### Stated task
Return the line containing "Give me the D3.js source for this chart.", the line containing "y = d3.scaleLinear().domain([yMin,yMax]).range([265.5,36.5]);", and every line between them, exactly as they stand. Output nothing else.

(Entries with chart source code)
════════

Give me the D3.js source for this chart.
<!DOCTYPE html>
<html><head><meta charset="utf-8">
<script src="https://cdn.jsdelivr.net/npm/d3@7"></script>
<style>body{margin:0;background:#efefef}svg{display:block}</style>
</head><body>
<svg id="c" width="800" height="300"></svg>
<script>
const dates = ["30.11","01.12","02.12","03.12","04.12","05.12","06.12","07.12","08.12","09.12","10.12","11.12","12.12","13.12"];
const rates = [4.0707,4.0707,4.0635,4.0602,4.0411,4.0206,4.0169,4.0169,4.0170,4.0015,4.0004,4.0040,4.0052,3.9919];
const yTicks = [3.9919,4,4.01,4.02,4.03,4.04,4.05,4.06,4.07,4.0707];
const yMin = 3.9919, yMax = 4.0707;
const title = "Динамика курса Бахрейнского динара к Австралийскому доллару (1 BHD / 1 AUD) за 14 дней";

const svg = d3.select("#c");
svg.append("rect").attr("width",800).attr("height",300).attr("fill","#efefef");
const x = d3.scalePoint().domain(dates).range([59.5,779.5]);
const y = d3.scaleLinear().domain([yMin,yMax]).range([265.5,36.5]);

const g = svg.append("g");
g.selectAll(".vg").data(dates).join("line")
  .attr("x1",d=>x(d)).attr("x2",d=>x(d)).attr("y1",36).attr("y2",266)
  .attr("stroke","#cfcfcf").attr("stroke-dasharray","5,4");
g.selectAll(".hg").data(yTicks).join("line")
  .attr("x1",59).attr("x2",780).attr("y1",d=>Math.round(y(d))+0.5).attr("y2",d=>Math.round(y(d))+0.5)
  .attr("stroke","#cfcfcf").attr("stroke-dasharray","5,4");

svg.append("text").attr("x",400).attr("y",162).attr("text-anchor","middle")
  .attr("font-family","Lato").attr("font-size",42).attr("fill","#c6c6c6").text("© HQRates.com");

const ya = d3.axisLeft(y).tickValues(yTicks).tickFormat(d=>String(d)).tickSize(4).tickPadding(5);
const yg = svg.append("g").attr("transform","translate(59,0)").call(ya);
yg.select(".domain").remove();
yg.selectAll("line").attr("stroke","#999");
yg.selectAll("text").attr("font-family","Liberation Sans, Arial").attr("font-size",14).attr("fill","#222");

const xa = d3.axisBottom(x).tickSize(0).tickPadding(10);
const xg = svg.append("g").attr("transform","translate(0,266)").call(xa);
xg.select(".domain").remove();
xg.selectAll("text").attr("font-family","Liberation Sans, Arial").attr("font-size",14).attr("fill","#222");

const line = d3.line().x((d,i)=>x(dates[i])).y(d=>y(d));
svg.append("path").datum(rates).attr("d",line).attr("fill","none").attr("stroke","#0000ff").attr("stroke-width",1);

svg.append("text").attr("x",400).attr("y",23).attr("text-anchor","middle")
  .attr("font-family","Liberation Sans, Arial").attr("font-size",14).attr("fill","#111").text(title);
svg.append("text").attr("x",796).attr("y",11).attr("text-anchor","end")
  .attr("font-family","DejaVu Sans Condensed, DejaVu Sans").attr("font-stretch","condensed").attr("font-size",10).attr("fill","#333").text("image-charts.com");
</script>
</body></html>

════════

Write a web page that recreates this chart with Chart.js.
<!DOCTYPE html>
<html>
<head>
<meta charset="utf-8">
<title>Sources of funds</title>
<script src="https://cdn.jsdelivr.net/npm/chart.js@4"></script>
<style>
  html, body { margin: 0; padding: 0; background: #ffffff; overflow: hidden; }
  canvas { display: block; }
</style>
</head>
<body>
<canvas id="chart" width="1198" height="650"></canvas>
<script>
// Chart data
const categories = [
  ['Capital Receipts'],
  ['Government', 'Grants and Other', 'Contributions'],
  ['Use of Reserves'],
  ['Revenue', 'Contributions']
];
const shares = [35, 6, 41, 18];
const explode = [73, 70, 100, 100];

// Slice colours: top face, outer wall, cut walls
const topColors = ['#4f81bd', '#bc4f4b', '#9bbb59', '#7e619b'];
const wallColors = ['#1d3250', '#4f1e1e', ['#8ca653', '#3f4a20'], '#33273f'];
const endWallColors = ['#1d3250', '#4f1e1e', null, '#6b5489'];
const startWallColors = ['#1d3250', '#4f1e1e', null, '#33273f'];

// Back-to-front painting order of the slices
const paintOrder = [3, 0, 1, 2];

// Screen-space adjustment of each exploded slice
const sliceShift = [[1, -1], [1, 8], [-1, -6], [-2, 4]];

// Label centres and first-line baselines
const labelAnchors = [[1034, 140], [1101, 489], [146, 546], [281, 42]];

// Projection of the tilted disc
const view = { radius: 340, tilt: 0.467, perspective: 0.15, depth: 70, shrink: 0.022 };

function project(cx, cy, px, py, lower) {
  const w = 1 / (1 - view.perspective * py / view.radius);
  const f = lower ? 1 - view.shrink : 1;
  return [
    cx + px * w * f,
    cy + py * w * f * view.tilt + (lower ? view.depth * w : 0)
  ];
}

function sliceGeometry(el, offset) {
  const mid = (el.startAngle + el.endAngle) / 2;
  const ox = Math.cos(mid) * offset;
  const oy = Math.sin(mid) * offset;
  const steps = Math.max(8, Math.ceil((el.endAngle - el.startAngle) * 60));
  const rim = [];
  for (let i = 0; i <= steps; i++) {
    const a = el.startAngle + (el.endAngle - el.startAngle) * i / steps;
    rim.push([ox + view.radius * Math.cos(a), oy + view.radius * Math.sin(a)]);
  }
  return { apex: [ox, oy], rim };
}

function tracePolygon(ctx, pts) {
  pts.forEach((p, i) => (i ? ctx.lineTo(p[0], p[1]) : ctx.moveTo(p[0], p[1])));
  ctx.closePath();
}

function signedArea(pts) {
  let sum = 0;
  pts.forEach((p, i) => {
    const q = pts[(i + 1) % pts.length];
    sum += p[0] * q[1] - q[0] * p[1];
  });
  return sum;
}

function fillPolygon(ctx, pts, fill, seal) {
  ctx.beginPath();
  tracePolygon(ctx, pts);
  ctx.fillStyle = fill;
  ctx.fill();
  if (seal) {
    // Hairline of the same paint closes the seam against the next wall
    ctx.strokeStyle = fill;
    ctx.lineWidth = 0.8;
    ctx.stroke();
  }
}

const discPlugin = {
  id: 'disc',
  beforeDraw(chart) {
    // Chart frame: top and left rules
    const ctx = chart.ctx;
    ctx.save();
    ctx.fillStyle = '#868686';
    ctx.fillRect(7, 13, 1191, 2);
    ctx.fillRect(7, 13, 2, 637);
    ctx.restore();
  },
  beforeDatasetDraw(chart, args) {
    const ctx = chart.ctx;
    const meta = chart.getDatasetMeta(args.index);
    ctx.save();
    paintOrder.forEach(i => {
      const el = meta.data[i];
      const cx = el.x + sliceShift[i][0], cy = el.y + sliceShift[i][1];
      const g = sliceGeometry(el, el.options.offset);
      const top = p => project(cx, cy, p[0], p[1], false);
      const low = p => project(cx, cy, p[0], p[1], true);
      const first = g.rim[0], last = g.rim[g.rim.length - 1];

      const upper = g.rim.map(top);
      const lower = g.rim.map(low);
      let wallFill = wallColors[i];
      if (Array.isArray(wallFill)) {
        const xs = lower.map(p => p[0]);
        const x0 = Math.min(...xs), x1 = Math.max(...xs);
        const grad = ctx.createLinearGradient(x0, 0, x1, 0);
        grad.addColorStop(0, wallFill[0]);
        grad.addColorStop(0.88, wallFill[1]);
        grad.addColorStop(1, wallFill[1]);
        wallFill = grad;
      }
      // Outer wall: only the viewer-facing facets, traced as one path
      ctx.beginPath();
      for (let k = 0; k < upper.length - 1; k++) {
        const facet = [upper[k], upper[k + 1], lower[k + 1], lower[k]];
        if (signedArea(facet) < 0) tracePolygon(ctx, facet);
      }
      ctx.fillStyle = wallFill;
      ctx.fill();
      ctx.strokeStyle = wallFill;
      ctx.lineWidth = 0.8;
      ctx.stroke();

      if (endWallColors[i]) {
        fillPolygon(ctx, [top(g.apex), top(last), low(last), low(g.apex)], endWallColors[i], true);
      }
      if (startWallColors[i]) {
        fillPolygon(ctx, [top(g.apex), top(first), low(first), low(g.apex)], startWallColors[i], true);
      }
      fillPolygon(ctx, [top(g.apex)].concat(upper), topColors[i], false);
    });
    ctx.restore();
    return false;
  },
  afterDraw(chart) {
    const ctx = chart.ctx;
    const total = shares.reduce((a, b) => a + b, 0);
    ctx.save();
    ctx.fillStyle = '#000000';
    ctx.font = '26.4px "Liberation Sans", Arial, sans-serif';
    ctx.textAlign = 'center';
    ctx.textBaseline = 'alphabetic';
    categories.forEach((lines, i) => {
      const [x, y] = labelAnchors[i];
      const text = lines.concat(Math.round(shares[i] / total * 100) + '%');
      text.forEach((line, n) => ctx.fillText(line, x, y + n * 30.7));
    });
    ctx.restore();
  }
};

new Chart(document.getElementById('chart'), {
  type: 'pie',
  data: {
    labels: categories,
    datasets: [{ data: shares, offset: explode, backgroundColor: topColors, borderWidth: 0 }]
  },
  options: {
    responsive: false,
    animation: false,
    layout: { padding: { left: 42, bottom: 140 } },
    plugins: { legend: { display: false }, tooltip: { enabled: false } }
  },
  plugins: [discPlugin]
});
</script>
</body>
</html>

════════

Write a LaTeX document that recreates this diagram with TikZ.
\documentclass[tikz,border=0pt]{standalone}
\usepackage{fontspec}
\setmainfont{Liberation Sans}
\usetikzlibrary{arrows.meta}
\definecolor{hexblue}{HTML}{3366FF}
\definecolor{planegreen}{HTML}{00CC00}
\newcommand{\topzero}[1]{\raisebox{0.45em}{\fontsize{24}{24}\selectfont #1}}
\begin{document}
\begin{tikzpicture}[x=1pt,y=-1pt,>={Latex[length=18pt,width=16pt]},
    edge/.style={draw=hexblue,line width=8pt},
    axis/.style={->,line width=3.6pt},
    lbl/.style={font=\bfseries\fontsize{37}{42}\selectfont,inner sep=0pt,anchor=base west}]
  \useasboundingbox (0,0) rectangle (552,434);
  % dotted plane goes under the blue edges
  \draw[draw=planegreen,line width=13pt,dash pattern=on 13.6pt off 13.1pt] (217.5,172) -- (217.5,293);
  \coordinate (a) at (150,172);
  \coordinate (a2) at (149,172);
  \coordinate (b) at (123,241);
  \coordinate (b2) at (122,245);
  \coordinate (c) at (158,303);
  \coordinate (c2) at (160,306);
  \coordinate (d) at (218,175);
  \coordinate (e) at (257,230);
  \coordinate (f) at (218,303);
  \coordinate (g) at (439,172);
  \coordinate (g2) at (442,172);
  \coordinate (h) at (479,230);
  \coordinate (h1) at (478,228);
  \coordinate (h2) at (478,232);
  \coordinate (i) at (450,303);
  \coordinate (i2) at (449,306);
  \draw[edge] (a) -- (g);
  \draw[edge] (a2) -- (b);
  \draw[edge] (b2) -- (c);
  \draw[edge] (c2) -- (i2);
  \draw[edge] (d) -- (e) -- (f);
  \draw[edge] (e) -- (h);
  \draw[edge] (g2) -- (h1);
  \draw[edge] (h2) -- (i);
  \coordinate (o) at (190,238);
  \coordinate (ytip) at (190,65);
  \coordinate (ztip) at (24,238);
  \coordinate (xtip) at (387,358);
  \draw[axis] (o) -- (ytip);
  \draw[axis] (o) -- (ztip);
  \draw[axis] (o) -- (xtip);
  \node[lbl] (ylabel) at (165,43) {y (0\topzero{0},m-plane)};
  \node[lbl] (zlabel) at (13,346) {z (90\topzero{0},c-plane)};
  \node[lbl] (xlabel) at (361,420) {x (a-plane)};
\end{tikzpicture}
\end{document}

════════

### Response for this exercise
Give me the D3.js source for this chart.
<!DOCTYPE html>
<html><head><meta charset="utf-8">
<script src="https://cdn.jsdelivr.net/npm/d3@7"></script>
<style>body{margin:0;background:#efefef}svg{display:block}</style>
</head><body>
<svg id="c" width="800" height="300"></svg>
<script>
const dates = ["30.11","01.12","02.12","03.12","04.12","05.12","06.12","07.12","08.12","09.12","10.12","11.12","12.12","13.12"];
const rates = [4.0707,4.0707,4.0635,4.0602,4.0411,4.0206,4.0169,4.0169,4.0170,4.0015,4.0004,4.0040,4.0052,3.9919];
const yTicks = [3.9919,4,4.01,4.02,4.03,4.04,4.05,4.06,4.07,4.0707];
const yMin = 3.9919, yMax = 4.0707;
const title = "Динамика курса Бахрейнского динара к Австралийскому доллару (1 BHD / 1 AUD) за 14 дней";

const svg = d3.select("#c");
svg.append("rect").attr("width",800).attr("height",300).attr("fill","#efefef");
const x = d3.scalePoint().domain(dates).range([59.5,779.5]);
const y = d3.scaleLinear().domain([yMin,yMax]).range([265.5,36.5]);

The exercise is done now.